Taking a step further, we can say that human beings have the same relation with their ethnic background as they have with their disabilities. Some are proud of their ethnicity, others run away from it their entire lives, and some have an ambivalent approach. Persons with disabilities follow the same pattern, some are proud, others want to be healed, and some are still uncertain how to integrate disability into their identity. Thus, I think that deification must account for the relationship we have with our own characteristics.
More precisely, I argue that since deification is relational—we enter into a personal relationship with Christ through the Holy Spirit—it has to be the kind of relationship that will help us flourish by developing those characteristics that we want to keep and consider important for our identity. In this sense, to use an analogy, deification can be understood as an intercultural marriage. Spouses who enter the relationship from two different cultural backgrounds might want to preserve certain practices of their culture that are important to them. They might also want to negotiate which language to speak, but if everything is done in love and without imposing one’s will upon the other, they will develop a new identity, one more dependent on the partner than on oneself. Likewise, in deification, we negotiate the characteristics we preserve and we learn which ones help us flourish and enhance our love for Christ. Put differently, in the eschaton, we get to preserve our disability if we consider it important for our identity and, just as importantly, for our experience of God and others.
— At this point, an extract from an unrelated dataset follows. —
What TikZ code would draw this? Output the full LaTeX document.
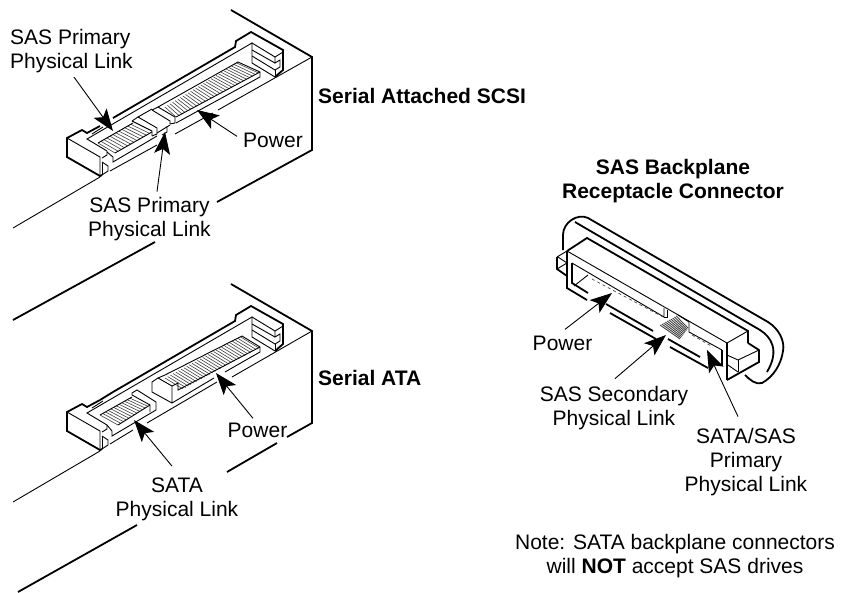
\documentclass[tikz,border=0pt]{standalone}
\usepackage{fontspec}
\setmainfont{Liberation Sans}
\usetikzlibrary{arrows.meta,calc}
\tikzset{
	heavy/.style={line width=1.8pt,line join=miter},
	fine/.style={line width=0.9pt},
	comb/.style={line width=0.6pt,black!75},
	callout/.style={line width=0.9pt,-{Stealth[length=22pt,width=16pt,inset=5pt]}},
	lbl/.style={inner sep=0pt,align=center,font=\fontsize{21}{24}\selectfont},
	lbb/.style={lbl,font=\fontsize{21}{24}\selectfont\bfseries}
}
\begin{document}
\begin{tikzpicture}[x=1pt,y=-1pt]
	\useasboundingbox (0,0) rectangle (842,592);
	%Drive bodies
		%Top drive
		\draw [heavy] (231,10) -- (312,57) -- (312,150) -- (217,202);
		\draw [heavy] (155,242) -- (13,320);
		\draw [fine] (312,57) -- (218,110);
		\draw [fine] (213,113) -- (175,134);
		\draw [fine] (157,145) -- (110,171);
		\draw [fine] (100,177) -- (13,228);
		%Bottom drive
		\draw [heavy] (231,284) -- (312,331) -- (312,423) -- (287,437);
		\draw [heavy] (277,443) -- (227,472);
		\draw [heavy] (137,525) -- (18,592);
		\draw [fine] (312,331) -- (232,377);
		\draw [fine] (217,382) -- (147,423);
		\draw [fine] (133,430) -- (110,444);
		\draw [fine] (100,451) -- (13,502);
	%Parts that both connectors share
	\foreach \dy in {0,274} {
		\begin{scope}[shift={(0,\dy)}]
			%Outer shell
			\draw [heavy] (102,175) -- (100,176) -- (67,157) -- (67,138) -- (82,130) -- (87,133) -- (100,126);
			\draw [heavy] (113,118) -- (235,47) -- (236,41) -- (251,32) -- (283,50) -- (283,70) -- (275,77);
			%Front face
			\draw [fine] (67,138) -- (100,157) -- (100,176);
			\draw [fine] (102,175) -- (108,171) -- (108,166) -- (102,162);
			\draw [fine] (102,162) -- (102,175);
			%Cavity rim
			\draw [fine] (107,151) -- (87,139) -- (252,43) -- (252,63) -- (275,77);
			\draw [fine] (107,151) -- (107,155) -- (102,158);
			\draw [fine] (92,134) -- (103,127);
			%End guide
			\draw [fine] (252,43) -- (275,57) -- (283,52);
			\draw [fine] (275,57) -- (275,63) -- (280,60) -- (280,67) -- (275,70) -- (252,56);
			\draw [fine] (252,50) -- (275,63);
			\draw [fine] (275,70) -- (275,77);
		\end{scope}
	}
	%Gap-closing shell piece of the bottom connector
		\draw [heavy] (100,400) -- (113,392);
	%Top connector blades
		\foreach \t in {0,0.085,...,1} {
			\draw [comb] ($(98,143)!\t!(133,123)$) -- ($(115,153)!\t!(152,132)$);
		}
		\draw [fine] (98,143) -- (133,123);
		\draw [fine] (107,152) -- (113,157) -- (113,162) -- (157,136);
		\draw [fine] (115,153) -- (152,132);
		\draw [fine] (132,121) -- (138,117) -- (157,128) -- (157,134) -- (152,136);
		\draw [fine] (132,121) -- (152,131) -- (152,136);
		%Key
		\draw [fine] (152,110) -- (158,107) -- (175,117) -- (175,123) -- (170,124);
		\draw [fine] (152,110) -- (170,121) -- (170,124);
		\draw [fine] (138,117) -- (152,109);
		\draw [fine] (157,133) -- (170,125);
		\draw [fine] (162,135) -- (167,132) -- (167,126);
		%Power blade
		\foreach \t in {0,0.035,...,1} {
			\draw [comb] ($(165,107)!\t!(238,62)$) -- ($(176,117)!\t!(260,72)$);
		}
		\draw [fine] (158,107) -- (238,62) -- (260,72) -- (260,77) -- (176,123);
		\draw [fine] (260,72) -- (176,117);
	%Bottom connector blades
		\foreach \t in {0,0.085,...,1} {
			\draw [comb] ($(100,415)!\t!(132,397)$) -- ($(118,425)!\t!(150,405)$);
		}
		\draw [fine] (100,415) -- (132,397);
		\draw [fine] (107,425) -- (112,431) -- (112,436) -- (156,410) -- (156,402) -- (137,390) -- (132,393) -- (132,395);
		\draw [fine] (132,395) -- (150,405) -- (150,412);
		\draw [fine] (118,425) -- (150,405);
		%Power blade
		\foreach \t in {0,0.035,...,1} {
			\draw [comb] ($(165,378)!\t!(242,336)$) -- ($(183,389)!\t!(260,347)$);
		}
		\draw [fine] (158,378) -- (165,375) -- (242,336) -- (260,347) -- (260,352) -- (225,372);
		\draw [fine] (214,378) -- (172,403) -- (152,392) -- (152,382) -- (158,378) -- (172,386) -- (172,403);
		\draw [fine] (172,386) -- (178,383) -- (178,390) -- (260,347);
	%Backplane connector
		%Flange
		\draw [heavy] (563,250) -- (563,235) .. controls (563,222) and (578,213) .. (588,218) -- (768,322) .. controls (779,329) and (785,341) .. (783,351) .. controls (781,365) and (773,377) .. (762,383) .. controls (756,385) and (750,380) .. (745,375);
		\draw [heavy] (575,222) -- (760,330) .. controls (771,337) and (780,350) .. (767,372);
		%Body
		\draw [heavy] (567,251) -- (587,238) -- (748,331) -- (748,343);
		\draw [heavy] (567,251) -- (567,288) -- (587,300);
		\draw [fine] (567,251) -- (727,343);
		\draw [heavy] (727,343) -- (727,380);
		\draw [heavy] (610,313) -- (656,339);
		\draw [heavy] (670,347) -- (708,368);
		%Cavity
		\draw [heavy] (572,263) -- (572,283) -- (588,293);
		\draw [fine] (572,263) -- (664,317) -- (664,308);
		\draw [fine] (664,317) -- (667,317) -- (667,310);
		\draw [fine] (689,322) -- (689,332) -- (722,350);
		\draw [heavy] (722,350) -- (722,366);
		\draw [fine] (574,286) -- (588,275);
		\draw [heavy] (606,304) -- (653,331);
		\draw [heavy] (668,339) -- (700,357);
		%Left tab
		\draw [fine] (557,257) -- (567,251);
		\draw [heavy] (557,257) -- (557,269) -- (567,276);
		\draw [fine] (557,269) -- (567,263);
		\draw [fine] (558,257) -- (567,263);
		%Right tab
		\draw [fine] (727,343) -- (748,331);
		\draw [heavy] (748,343) -- (759,350) -- (759,362) -- (727,380);
		\draw [fine] (727,355) -- (738,360) -- (759,350);
		\draw [fine] (738,360) -- (738,372);
		\draw [fine] (728,365) -- (738,372);
		%Contacts
		\draw [dashed,line width=0.7pt,black!70] (592,279) -- (663,317);
		\draw [dashed,line width=0.7pt,black!70] (692,335) -- (713,347);
		\foreach \t in {0,0.1,...,1} {
			\draw [comb,line width=0.9pt] ($(660,325)!\t!(678,315)$) -- ($(680,339)!\t!(689,327)$);
		}
		\draw [fine] (678,315) -- (689,322);
	%Labels
		\node [lbl,align=left,anchor=base west] (primaryA) at (10,68) {SAS Primary\\Physical Link};
		\node [lbl,anchor=base] (powerA) at (273,147) {Power};
		\node [lbl,anchor=base] (primaryB) at (149.5,236) {SAS Primary\\Physical Link};
		\node [lbb,anchor=base west] (sasName) at (318,103) {Serial Attached SCSI};
		\node [lbl,anchor=base] (powerB) at (257.5,437) {Power};
		\node [lbl,anchor=base] (sataLink) at (177,516) {SATA\\Physical Link};
		\node [lbb,anchor=base west] (sataName) at (318,385) {Serial ATA};
		\node [lbb,anchor=base] (backName) at (673,198) {SAS Backplane\\Receptacle Connector};
		\node [lbl,anchor=base] (powerC) at (562.5,350) {Power};
		\node [lbl,anchor=base] (secLink) at (614,425) {SAS Secondary\\Physical Link};
		\node [lbl,anchor=base] (priLink) at (746,491) {SATA/SAS\\Primary\\Physical Link};
		\node [lbl,anchor=base] (noteText) at (675,573) {Note: SATA backplane connectors\\will \textbf{NOT} accept SAS drives};
	%Arrow tips
		\coordinate (tipA) at (113,131);
		\coordinate (tipB) at (165,132);
		\coordinate (tipC) at (197,110);
		\coordinate (tipD) at (134,420);
		\coordinate (tipE) at (216,373);
		\coordinate (tipF) at (612,293);
		\coordinate (tipG) at (666,335);
		\coordinate (tipH) at (707,350);
	%Arrows
		\draw [callout] ([xshift=2.5pt,yshift=-4.5pt]primaryA.south) -- (tipA);
		\draw [callout] ([xshift=7.5pt,yshift=5pt]primaryB.north) -- (tipB);
		\draw [callout] ([xshift=-6pt,yshift=3.5pt]powerA.west) -- (tipC);
		\draw [callout] ([xshift=-5pt,yshift=11pt]sataLink.north) -- (tipD);
		\draw [callout] ([xshift=-4.5pt,yshift=4pt]powerB.north) -- (tipE);
		\draw [callout] ([xshift=2.5pt,yshift=6pt]powerC.north) -- (tipF);
		\draw [callout] ([xshift=1pt,yshift=7pt]secLink.north) -- (tipG);
		\draw [callout] ([xshift=-8pt,yshift=11pt]priLink.north) -- (tipH);
\end{tikzpicture}
\end{document}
To summarize, I have tried to show how Stăniloae’s for national identity can illuminate the debate about the need for disability to be healed in heaven. If we accept that the structure of our hypostasis, including disability and ethnic background, is established by God and comes into being as an accumulation of various factors, then, as Stăniloae argues, we must imagine our union with God not as an erasure of these characteristics but as their fulfilment.
[1] Dumitru Stăniloae, Ortodoxie și Românism (Sibiu: Tiparul Tipografiei Arhidiecenzane, 1939), p. 9.